Review: "Curious Case of Benjamin Button" is masterpiece of filmmaking

Friday, January 2, 2009

"The Curious Case of Benjamin Button" is a great film. It's beautiful, epic and novelistic in its completeness. The film is about the living of life and the understanding of death. And it's all about love.

It's films like "Button" that have me sitting in the darkened theater holding my breath: 20 or so minutes in I realize the film is trying for greatness and achieving it. I realize I'm watching something that is trying to be more than a moneymaking endeavor. It is trying to be unique and new. Every camera angle is well-placed, the actors seem real, the locations and attention to detail is perfect.

To put it too simply, it's truly interesting. I hold my breath because the filmmaker's eventual success will allow more films of such lofty goals to be made, and that will enrich us all.

Most interesting about "Button" is that no one aspect of the film overpowered the rest. The film is not great because of a single actor's performance or the production design, but because of the film's entirety. All the components of the film came together in a perfect storm.

A great producer, Kathleen Kennedy ("E.T.," "The Color Purple," "Jurassic Park," "Indiana Jones"), who has earned more box office dollars than any producer in history, joins with a great writer, Eric Roth ("Forrest Gump"), who is an Oscar-winning screenwriter, to adapt a short story by one of America's greatest writers, F. Scott Fitzgerald. She hires a great director, David Fincher ("Se7en," "The Game," "Fight Club"), and two of the biggest movies stars, Brad Pitt and Cate Blanchett. Such a stable of highly paid talent can certainly fail: It's the stuff of books and legends, but without such big budget risks we'd never get the classics.

"The Curious Case of Benjamin Button" is taken from a short story by Fitzgerald. It's a "curious" case of a boy (Brad Pitt) who ages in reverse. At birth his little legs and hands have arthritis, he's almost blind from cataracts, and his skin is wrinkled and aged. Abandoned on the steps of an old folks home, a barren caretaker Queenie (Taraji P. Henson) takes in the boy and raises him as her own, no matter his differences.

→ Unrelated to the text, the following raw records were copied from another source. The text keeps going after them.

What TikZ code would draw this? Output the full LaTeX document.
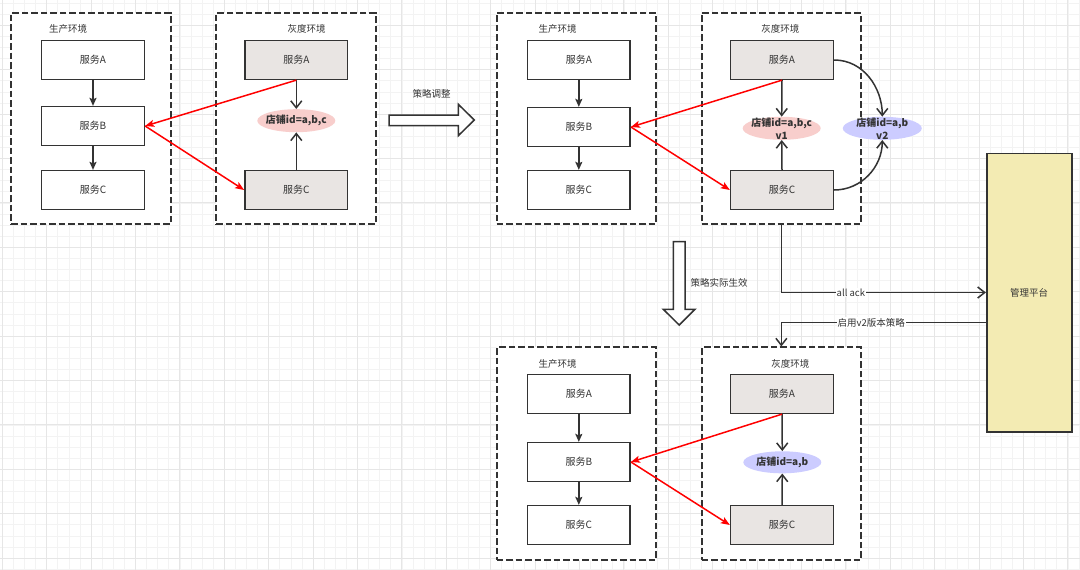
\documentclass[tikz,border=0pt]{standalone}
\usepackage{fontspec}
\setmainfont{Noto Sans CJK SC}
\usetikzlibrary{arrows.meta,calc,shapes.geometric}
\definecolor{ink}{HTML}{333333}
\definecolor{grayfill}{HTML}{E9E5E3}
\definecolor{pinkfill}{HTML}{F8CECC}
\definecolor{bluefill}{HTML}{CCCCFF}
\definecolor{mgmtfill}{HTML}{F3EBB3}
\definecolor{gminor}{HTML}{F3F3F3}
\definecolor{gmajor}{HTML}{E6E6E6}
\tikzset{
  envbox/.style={draw=ink, line width=1.7pt, dash pattern=on 6.5pt off 3pt, fill=white},
  envtitle/.style={font=\fontsize{9.5}{10}\selectfont, text=ink, inner sep=0pt},
  svc/.style={draw=ink, line width=1.6pt, fill=white, rectangle, minimum width=102.7pt, minimum height=38.7pt, inner sep=0pt, font=\fontsize{10}{11}\selectfont, text=ink},
  graysvc/.style={svc, fill=grayfill},
  pinkell/.style={ellipse, fill=pinkfill, minimum width=78pt, minimum height=23pt, inner sep=0pt},
  blueell/.style={ellipse, fill=bluefill, minimum width=78pt, minimum height=23pt, inner sep=0pt},
  elltext/.style={font=\bfseries\fontsize{10}{13}\selectfont, text=ink, align=center, inner sep=0pt},
  blackarrow/.style={draw=ink, line width=1.5pt, -{Stealth[length=8pt,width=7pt,inset=1.5pt]}},
  openarrow/.style={draw=ink, line width=1.5pt, -{Straight Barb[length=7pt,width=11pt,line width=1.5pt]}},
  redarrow/.style={draw=red, line width=1.5pt, -{Stealth[length=9pt,width=7pt,inset=2pt]}},
  hollow/.style={draw=ink, line width=1.5pt, fill=white, line join=miter},
  lbl/.style={font=\fontsize{9.5}{10}\selectfont, text=ink, inner sep=1pt},
}
\begin{document}
\begin{tikzpicture}[x=1pt,y=-1pt]
\path[use as bounding box, fill=white] (0,0) rectangle (1080,570);
% grid
\foreach \i in {0,...,97} \draw[gminor, line width=0.8pt] ({2.3+11.1*\i},0) -- ({2.3+11.1*\i},570);
\foreach \i in {0,...,51} \draw[gminor, line width=0.8pt] (0,{3.1+11.1*\i}) -- (1080,{3.1+11.1*\i});
\foreach \i in {0,...,24} \draw[gmajor, line width=0.9pt] ({2.3+44.4*\i},0) -- ({2.3+44.4*\i},570);
\foreach \i in {0,...,12} \draw[gmajor, line width=0.9pt] (0,{25.3+44.4*\i}) -- (1080,{25.3+44.4*\i});

% ===== top-left =====
\node[envbox, minimum width=159.7pt, minimum height=211pt, inner sep=0pt] (lP) at (90.85,118.5) {};
\node[envbox, minimum width=159.7pt, minimum height=211pt, inner sep=0pt] (lG) at (295.85,118.5) {};
\node[envtitle] (t1) at (68.2,29.3) {生产环境};
\node[envtitle] (t2) at (306.7,29.3) {灰度环境};
\node[svc] (lA) at (93,60) {服务A};
\node[svc] (lB) at (93,126) {服务B};
\node[svc] (lC) at (93,190) {服务C};
\node[graysvc] (lgA) at (296.3,60) {服务A};
\node[graysvc] (lgC) at (296.3,190) {服务C};
\node[pinkell] (le) at (296.3,120.7) {};
\node[elltext] (let) at (le.center) {店铺id=a,b,c};
\draw[blackarrow] (lA.south) -- (lB.north);
\draw[blackarrow] (lB.south) -- (lC.north);
\draw[openarrow] (lgA.south) -- (le.north);
\draw[openarrow] (lgC.north) -- (le.south);
\draw[redarrow] (lgA.south) -- (lB.east);
\draw[redarrow] (lB.east) -- (lgC.west);

% hollow right arrow
\draw[hollow] (389,115) -- (458.3,115) -- (458.3,104.3) -- (474.3,120) -- (458.3,135.7) -- (458.3,125.7) -- (389,125.7) -- cycle;
\node[lbl] (s1) at (431.7,94.3) {策略调整};

% ===== top-right =====
\node[envbox, minimum width=159.3pt, minimum height=211pt, inner sep=0pt] (rP) at (576.35,118.5) {};
\node[envbox, minimum width=159.3pt, minimum height=211pt, inner sep=0pt] (rG) at (781.35,118.5) {};
\node[envtitle] (t3) at (557.5,29.3) {生产环境};
\node[envtitle] (t4) at (780.3,29.3) {灰度环境};
\node[svc] (rA) at (578.8,60) {服务A};
\node[svc] (rB) at (578.8,127) {服务B};
\node[svc] (rC) at (578.8,190) {服务C};
\node[graysvc] (rgA) at (782,60) {服务A};
\node[graysvc] (rgC) at (782,190) {服务C};
\node[pinkell] (v1) at (781.7,128.3) {};
\node[elltext] (v1t) at (v1.center) {店铺id=a,b,c\\v1};
\node[blueell, minimum width=79pt] (v2) at (882.3,128.3) {};
\node[elltext] (v2t) at (v2.center) {店铺id=a,b\\v2};
\draw[blackarrow] (rA.south) -- (rB.north);
\draw[blackarrow] (rB.south) -- (rC.north);
\draw[openarrow] (rgA.south) -- (v1.north);
\draw[openarrow] (rgC.north) -- (v1.south);
\draw[openarrow] (rgA.east) to[out=0,in=90] (v2.north);
\draw[openarrow] (rgC.east) to[out=0,in=-90] (v2.south);
\draw[redarrow] (rgA.south) -- (rB.east);
\draw[redarrow] (rB.east) -- (rgC.west);

% hollow down arrow
\draw[hollow] (673.3,241.7) -- (685,241.7) -- (685,309.3) -- (695,309.3) -- (679.2,325) -- (663.3,309.3) -- (673.3,309.3) -- cycle;
\node[lbl] (s2) at (719,283.3) {策略实际生效};

% ===== management =====
\node[draw=ink, line width=1.6pt, fill=mgmtfill, minimum width=85pt, minimum height=278.4pt, inner sep=0pt, font=\fontsize{9.5}{10}\selectfont, text=ink] (mgmt) at (1029.2,292.5) {管理平台};

% ===== bottom =====
\node[envbox, minimum width=159.3pt, minimum height=212.7pt, inner sep=0pt] (bP) at (576.35,453.65) {};
\node[envbox, minimum width=159.3pt, minimum height=212.7pt, inner sep=0pt] (bG) at (781.35,453.65) {};
\node[envtitle] (t5) at (557.5,364) {生产环境};
\node[envtitle] (t6) at (790.3,364) {灰度环境};
\node[svc] (bA) at (578.8,394) {服务A};
\node[svc] (bB) at (578.8,462) {服务B};
\node[svc] (bC) at (578.8,525) {服务C};
\node[graysvc] (bgA) at (782,394) {服务A};
\node[graysvc] (bgC) at (782,525) {服务C};
\node[blueell, minimum height=22pt] (be) at (782.3,462.3) {};
\node[elltext] (bet) at (be.center) {店铺id=a,b};
\draw[blackarrow] (bA.south) -- (bB.north);
\draw[blackarrow] (bB.south) -- (bC.north);
\draw[openarrow] (bgA.south) -- (be.north);
\draw[openarrow] (bgC.north) -- (be.south);
\draw[redarrow] (bgA.south) -- (bB.east);
\draw[redarrow] (bB.east) -- (bgC.west);

% ===== management connectors =====
\draw[openarrow] (rG.south) |- (mgmt.west) node[lbl, fill=white, pos=0.67] (ack) {all ack};
\draw[openarrow] ([yshift=-30.2pt]mgmt.west) -| (bG.north) node[lbl, fill=white, pos=0.28] (v2lbl) {启用v2版本策略};
\end{tikzpicture}
\end{document}
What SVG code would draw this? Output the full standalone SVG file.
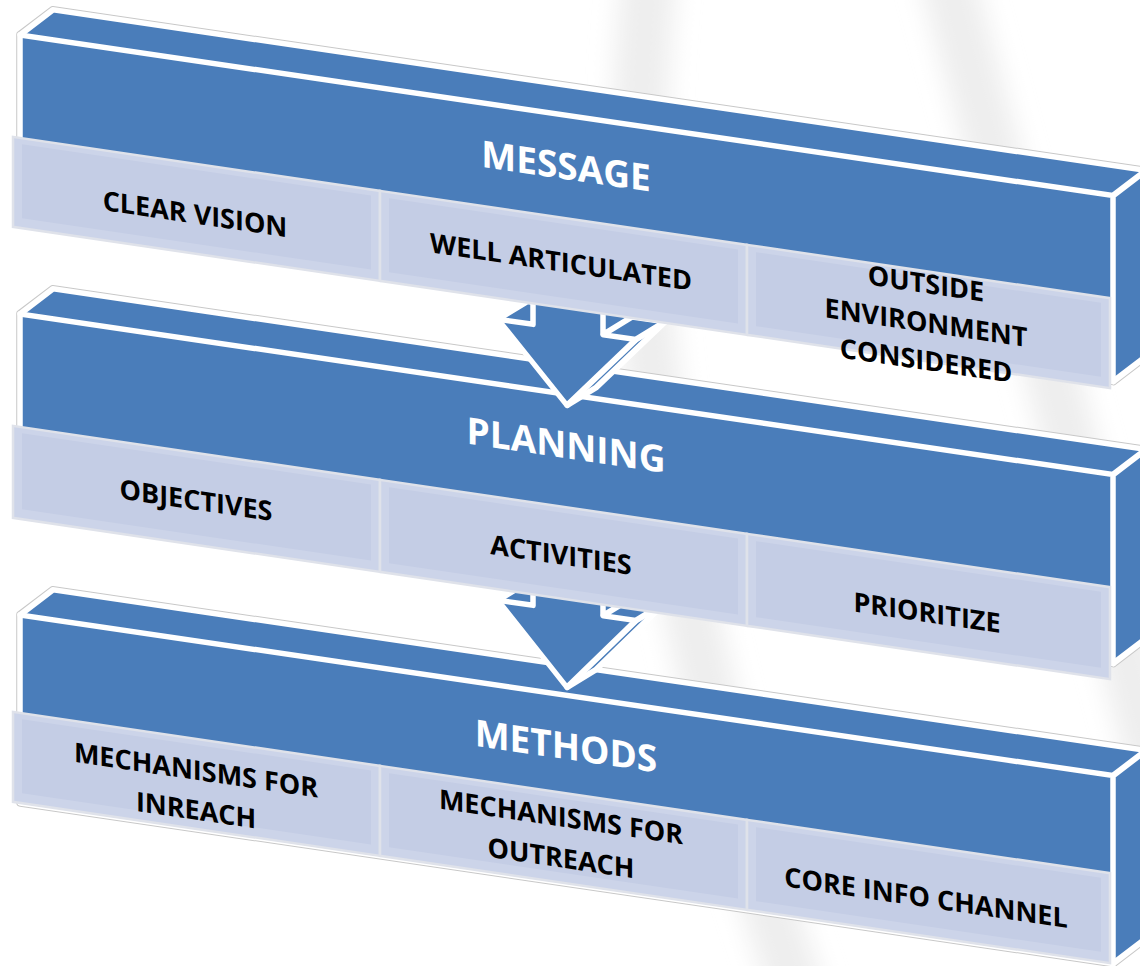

As he starts to grow he turns into a little old man who fits in well with the home's elderly clients. He learns about death, caring for others and the hardships that life brings. His only contact with people his own age is Daisy (Cate Blanchett), a granddaughter of one of the home's residents. As he watches her grow, and she learns to see the inner Benjamin, they fall in love. But until they get closer in age, Benjamin must go on with his life.

"You never know what's coming at you," Queenie tells the young Benjamin. Life isn't easy or hard, it just is. He'll find love and sex and war. He'll have adventures and hardships. He'll make great friends and see great things. And he will know he's racing to his death.

Of all the questions about the plot — that he ages in reverse — one is not often asked: How would you live your life if aging in reverse offered you a guarantee of the time of your death? As we grow old and infirm, we know that we'll need to account for our care, for our well-being, but by growing younger, we'd know when the end would come. So if you knew the approximate date of your death, would you lead your life differently? Would you still covet the grand material things?